The difference between data mining and machine learning can be explained through an analogy to two teams of archaeologists.
The first team of archaeologists focus on removing debris that lies in the way of valuable items hidden from sight. The team’s primary goal is to excavate the area, find new valuable discoveries, and then pack up their equipment and leave. A day later, they will fly to another exotic destination and start a new project with no correlation to the site they excavated the day before.
The second team is also in the business of excavating historical sites but their approach is different. They hold off from excavating the main pit for many weeks. In that time, they visit other relevant archaeological sites in the region and examine how each site was excavated. After returning to the site of their own project, they apply this knowledge to excavate smaller pits surrounding the main pit.
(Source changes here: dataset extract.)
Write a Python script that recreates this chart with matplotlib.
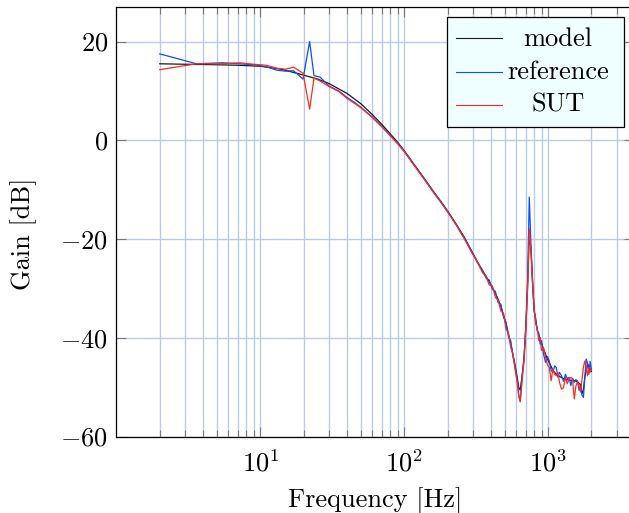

The archaeologists then analyze the results. After reflecting on their experience excavating one pit, they improve their efforts at tackling the next. This includes predicting the amount of time it takes to excavate the pit, understanding variance and patterns found in the local terrain and developing new strategies to improve the accuracy of their work. From this experience, they are able to optimize their approach to form a strategic model that they will implement to excavate the main pit.
If it is not already clear, the first team subscribes to data mining and the second team to machine learning.
At a micro-level, both data mining and machine learning appear similar and use many of the same tools. Both teams make a living excavating historical sites to discover valuable items. But in practice, their methodology is different. The machine learning team focus on self-learning and improving future predictions based on previous experience. Meanwhile, the data mining team concentrate on excavating the target area as effectively as possible before moving on to the next clean-up job.